**Problem to work on**
Produce a word-for-word copy of the listing below without its pictures.

START Data supplied

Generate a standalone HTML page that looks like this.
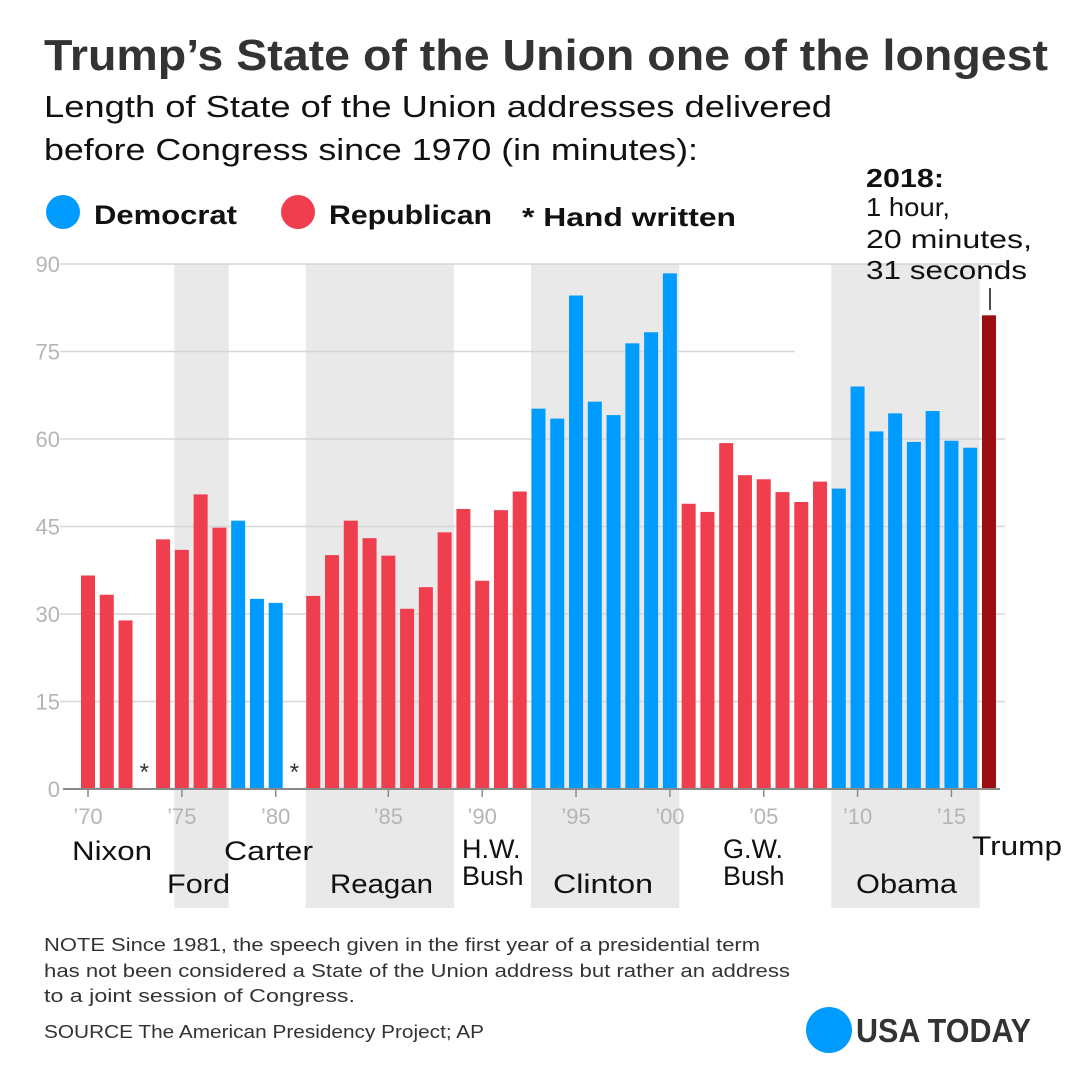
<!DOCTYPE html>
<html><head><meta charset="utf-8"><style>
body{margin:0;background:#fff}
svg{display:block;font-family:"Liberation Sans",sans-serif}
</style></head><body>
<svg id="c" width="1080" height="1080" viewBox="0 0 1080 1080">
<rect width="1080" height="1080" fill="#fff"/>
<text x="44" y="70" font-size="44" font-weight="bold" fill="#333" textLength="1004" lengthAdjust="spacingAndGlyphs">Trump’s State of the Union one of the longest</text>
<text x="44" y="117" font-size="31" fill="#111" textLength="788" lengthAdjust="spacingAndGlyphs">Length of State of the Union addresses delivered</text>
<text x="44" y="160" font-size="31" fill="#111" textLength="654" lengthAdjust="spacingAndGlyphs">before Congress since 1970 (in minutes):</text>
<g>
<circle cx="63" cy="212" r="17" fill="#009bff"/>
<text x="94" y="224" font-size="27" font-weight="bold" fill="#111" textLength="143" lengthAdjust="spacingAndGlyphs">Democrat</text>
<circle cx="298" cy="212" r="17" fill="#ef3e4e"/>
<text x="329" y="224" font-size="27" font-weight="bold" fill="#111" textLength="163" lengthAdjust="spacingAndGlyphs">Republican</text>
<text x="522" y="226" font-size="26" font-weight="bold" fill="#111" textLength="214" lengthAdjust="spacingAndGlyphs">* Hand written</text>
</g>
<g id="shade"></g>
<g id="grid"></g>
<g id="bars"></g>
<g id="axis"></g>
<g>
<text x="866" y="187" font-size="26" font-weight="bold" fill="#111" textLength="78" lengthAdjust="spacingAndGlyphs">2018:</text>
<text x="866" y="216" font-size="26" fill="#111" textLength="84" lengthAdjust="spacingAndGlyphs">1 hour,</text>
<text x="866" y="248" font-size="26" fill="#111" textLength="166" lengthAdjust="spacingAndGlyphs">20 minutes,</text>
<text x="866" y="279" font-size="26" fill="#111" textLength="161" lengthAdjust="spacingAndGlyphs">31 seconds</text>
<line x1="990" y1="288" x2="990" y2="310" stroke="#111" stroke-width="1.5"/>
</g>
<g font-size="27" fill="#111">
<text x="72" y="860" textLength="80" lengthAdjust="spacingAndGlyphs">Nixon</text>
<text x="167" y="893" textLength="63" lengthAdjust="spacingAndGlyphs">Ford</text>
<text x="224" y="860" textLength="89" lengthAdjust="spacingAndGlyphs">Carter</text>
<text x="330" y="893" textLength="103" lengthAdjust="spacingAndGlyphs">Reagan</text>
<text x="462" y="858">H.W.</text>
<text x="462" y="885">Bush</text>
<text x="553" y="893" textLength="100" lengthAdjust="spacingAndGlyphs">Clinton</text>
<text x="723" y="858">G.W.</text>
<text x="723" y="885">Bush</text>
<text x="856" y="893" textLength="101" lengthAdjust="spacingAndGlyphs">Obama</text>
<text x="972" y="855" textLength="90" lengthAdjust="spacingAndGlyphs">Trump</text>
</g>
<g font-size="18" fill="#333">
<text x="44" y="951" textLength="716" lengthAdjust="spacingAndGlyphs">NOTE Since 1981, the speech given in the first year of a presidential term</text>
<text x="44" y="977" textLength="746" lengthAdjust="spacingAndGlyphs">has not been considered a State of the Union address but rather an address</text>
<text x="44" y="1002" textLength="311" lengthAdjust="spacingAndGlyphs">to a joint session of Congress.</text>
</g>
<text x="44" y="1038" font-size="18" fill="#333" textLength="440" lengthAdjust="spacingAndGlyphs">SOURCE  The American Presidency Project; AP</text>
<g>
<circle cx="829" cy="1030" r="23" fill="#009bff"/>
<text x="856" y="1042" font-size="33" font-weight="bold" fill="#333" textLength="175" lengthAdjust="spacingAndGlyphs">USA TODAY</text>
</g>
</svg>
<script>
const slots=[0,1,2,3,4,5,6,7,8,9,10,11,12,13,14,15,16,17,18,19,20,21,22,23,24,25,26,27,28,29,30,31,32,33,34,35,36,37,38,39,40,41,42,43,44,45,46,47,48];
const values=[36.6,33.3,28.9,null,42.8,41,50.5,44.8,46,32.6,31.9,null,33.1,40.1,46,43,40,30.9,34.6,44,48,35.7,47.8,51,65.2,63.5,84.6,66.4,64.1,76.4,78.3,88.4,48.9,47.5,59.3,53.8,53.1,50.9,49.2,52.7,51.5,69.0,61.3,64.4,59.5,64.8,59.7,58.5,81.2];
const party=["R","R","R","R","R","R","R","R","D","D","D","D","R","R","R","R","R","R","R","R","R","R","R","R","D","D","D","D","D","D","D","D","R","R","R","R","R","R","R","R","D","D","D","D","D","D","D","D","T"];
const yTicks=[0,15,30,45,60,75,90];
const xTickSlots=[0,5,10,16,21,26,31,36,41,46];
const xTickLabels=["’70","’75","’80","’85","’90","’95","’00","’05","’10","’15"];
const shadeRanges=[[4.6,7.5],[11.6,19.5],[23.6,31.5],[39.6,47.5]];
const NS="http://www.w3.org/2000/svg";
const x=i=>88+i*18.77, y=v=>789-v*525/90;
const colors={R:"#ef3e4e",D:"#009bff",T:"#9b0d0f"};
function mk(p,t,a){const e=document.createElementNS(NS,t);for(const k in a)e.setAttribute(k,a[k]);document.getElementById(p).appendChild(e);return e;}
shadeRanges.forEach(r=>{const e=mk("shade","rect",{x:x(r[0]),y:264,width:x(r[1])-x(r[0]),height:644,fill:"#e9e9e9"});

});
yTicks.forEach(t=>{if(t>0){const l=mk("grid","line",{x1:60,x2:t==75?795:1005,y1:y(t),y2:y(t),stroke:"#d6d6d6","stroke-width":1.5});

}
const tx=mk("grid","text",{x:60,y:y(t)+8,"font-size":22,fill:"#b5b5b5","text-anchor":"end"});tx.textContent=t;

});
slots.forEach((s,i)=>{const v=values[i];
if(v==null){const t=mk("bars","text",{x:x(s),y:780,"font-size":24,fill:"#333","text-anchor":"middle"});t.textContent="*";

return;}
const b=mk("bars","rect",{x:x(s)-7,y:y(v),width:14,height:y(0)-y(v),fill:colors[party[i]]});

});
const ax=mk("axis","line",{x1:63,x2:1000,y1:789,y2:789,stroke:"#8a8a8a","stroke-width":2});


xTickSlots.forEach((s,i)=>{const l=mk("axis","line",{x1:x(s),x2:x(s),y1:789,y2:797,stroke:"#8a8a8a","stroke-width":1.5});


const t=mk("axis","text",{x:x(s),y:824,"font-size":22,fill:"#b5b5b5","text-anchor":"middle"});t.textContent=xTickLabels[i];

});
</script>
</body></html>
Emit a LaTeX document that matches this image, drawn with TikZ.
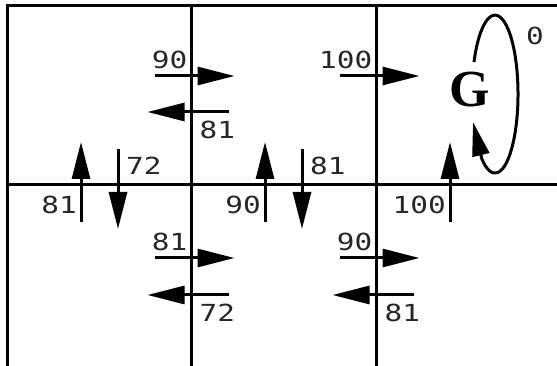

END Data supplied

**Final result**
Generate a standalone HTML page that looks like this.
<!DOCTYPE html>
<html><head><meta charset="utf-8"><style>
body{margin:0;background:#fff}
svg{display:block;font-family:"Liberation Sans",sans-serif}
</style></head><body>
<svg id="c" width="1080" height="1080" viewBox="0 0 1080 1080">
<rect width="1080" height="1080" fill="#fff"/>
<text x="44" y="70" font-size="44" font-weight="bold" fill="#333" textLength="1004" lengthAdjust="spacingAndGlyphs">Trump’s State of the Union one of the longest</text>
<text x="44" y="117" font-size="31" fill="#111" textLength="788" lengthAdjust="spacingAndGlyphs">Length of State of the Union addresses delivered</text>
<text x="44" y="160" font-size="31" fill="#111" textLength="654" lengthAdjust="spacingAndGlyphs">before Congress since 1970 (in minutes):</text>
<g>
<circle cx="63" cy="212" r="17" fill="#009bff"/>
<text x="94" y="224" font-size="27" font-weight="bold" fill="#111" textLength="143" lengthAdjust="spacingAndGlyphs">Democrat</text>
<circle cx="298" cy="212" r="17" fill="#ef3e4e"/>
<text x="329" y="224" font-size="27" font-weight="bold" fill="#111" textLength="163" lengthAdjust="spacingAndGlyphs">Republican</text>
<text x="522" y="226" font-size="26" font-weight="bold" fill="#111" textLength="214" lengthAdjust="spacingAndGlyphs">* Hand written</text>
</g>
<g id="shade"></g>
<g id="grid"></g>
<g id="bars"></g>
<g id="axis"></g>
<g>
<text x="866" y="187" font-size="26" font-weight="bold" fill="#111" textLength="78" lengthAdjust="spacingAndGlyphs">2018:</text>
<text x="866" y="216" font-size="26" fill="#111" textLength="84" lengthAdjust="spacingAndGlyphs">1 hour,</text>
<text x="866" y="248" font-size="26" fill="#111" textLength="166" lengthAdjust="spacingAndGlyphs">20 minutes,</text>
<text x="866" y="279" font-size="26" fill="#111" textLength="161" lengthAdjust="spacingAndGlyphs">31 seconds</text>
<line x1="990" y1="288" x2="990" y2="310" stroke="#111" stroke-width="1.5"/>
</g>
<g font-size="27" fill="#111">
<text x="72" y="860" textLength="80" lengthAdjust="spacingAndGlyphs">Nixon</text>
<text x="167" y="893" textLength="63" lengthAdjust="spacingAndGlyphs">Ford</text>
<text x="224" y="860" textLength="89" lengthAdjust="spacingAndGlyphs">Carter</text>
<text x="330" y="893" textLength="103" lengthAdjust="spacingAndGlyphs">Reagan</text>
<text x="462" y="858">H.W.</text>
<text x="462" y="885">Bush</text>
<text x="553" y="893" textLength="100" lengthAdjust="spacingAndGlyphs">Clinton</text>
<text x="723" y="858">G.W.</text>
<text x="723" y="885">Bush</text>
<text x="856" y="893" textLength="101" lengthAdjust="spacingAndGlyphs">Obama</text>
<text x="972" y="855" textLength="90" lengthAdjust="spacingAndGlyphs">Trump</text>
</g>
<g font-size="18" fill="#333">
<text x="44" y="951" textLength="716" lengthAdjust="spacingAndGlyphs">NOTE Since 1981, the speech given in the first year of a presidential term</text>
<text x="44" y="977" textLength="746" lengthAdjust="spacingAndGlyphs">has not been considered a State of the Union address but rather an address</text>
<text x="44" y="1002" textLength="311" lengthAdjust="spacingAndGlyphs">to a joint session of Congress.</text>
</g>
<text x="44" y="1038" font-size="18" fill="#333" textLength="440" lengthAdjust="spacingAndGlyphs">SOURCE  The American Presidency Project; AP</text>
<g>
<circle cx="829" cy="1030" r="23" fill="#009bff"/>
<text x="856" y="1042" font-size="33" font-weight="bold" fill="#333" textLength="175" lengthAdjust="spacingAndGlyphs">USA TODAY</text>
</g>
</svg>
<script>
const slots=[0,1,2,3,4,5,6,7,8,9,10,11,12,13,14,15,16,17,18,19,20,21,22,23,24,25,26,27,28,29,30,31,32,33,34,35,36,37,38,39,40,41,42,43,44,45,46,47,48];
const values=[36.6,33.3,28.9,null,42.8,41,50.5,44.8,46,32.6,31.9,null,33.1,40.1,46,43,40,30.9,34.6,44,48,35.7,47.8,51,65.2,63.5,84.6,66.4,64.1,76.4,78.3,88.4,48.9,47.5,59.3,53.8,53.1,50.9,49.2,52.7,51.5,69.0,61.3,64.4,59.5,64.8,59.7,58.5,81.2];
const party=["R","R","R","R","R","R","R","R","D","D","D","D","R","R","R","R","R","R","R","R","R","R","R","R","D","D","D","D","D","D","D","D","R","R","R","R","R","R","R","R","D","D","D","D","D","D","D","D","T"];
const yTicks=[0,15,30,45,60,75,90];
const xTickSlots=[0,5,10,16,21,26,31,36,41,46];
const xTickLabels=["’70","’75","’80","’85","’90","’95","’00","’05","’10","’15"];
const shadeRanges=[[4.6,7.5],[11.6,19.5],[23.6,31.5],[39.6,47.5]];
const NS="http://www.w3.org/2000/svg";
const x=i=>88+i*18.77, y=v=>789-v*525/90;
const colors={R:"#ef3e4e",D:"#009bff",T:"#9b0d0f"};
function mk(p,t,a){const e=document.createElementNS(NS,t);for(const k in a)e.setAttribute(k,a[k]);document.getElementById(p).appendChild(e);return e;}
shadeRanges.forEach(r=>{const e=mk("shade","rect",{x:x(r[0]),y:264,width:x(r[1])-x(r[0]),height:644,fill:"#e9e9e9"});

});
yTicks.forEach(t=>{if(t>0){const l=mk("grid","line",{x1:60,x2:t==75?795:1005,y1:y(t),y2:y(t),stroke:"#d6d6d6","stroke-width":1.5});

}
const tx=mk("grid","text",{x:60,y:y(t)+8,"font-size":22,fill:"#b5b5b5","text-anchor":"end"});tx.textContent=t;

});
slots.forEach((s,i)=>{const v=values[i];
if(v==null){const t=mk("bars","text",{x:x(s),y:780,"font-size":24,fill:"#333","text-anchor":"middle"});t.textContent="*";

return;}
const b=mk("bars","rect",{x:x(s)-7,y:y(v),width:14,height:y(0)-y(v),fill:colors[party[i]]});

});
const ax=mk("axis","line",{x1:63,x2:1000,y1:789,y2:789,stroke:"#8a8a8a","stroke-width":2});


xTickSlots.forEach((s,i)=>{const l=mk("axis","line",{x1:x(s),x2:x(s),y1:789,y2:797,stroke:"#8a8a8a","stroke-width":1.5});


const t=mk("axis","text",{x:x(s),y:824,"font-size":22,fill:"#b5b5b5","text-anchor":"middle"});t.textContent=xTickLabels[i];

});
</script>
</body></html>
Emit a LaTeX document that matches this image, drawn with TikZ.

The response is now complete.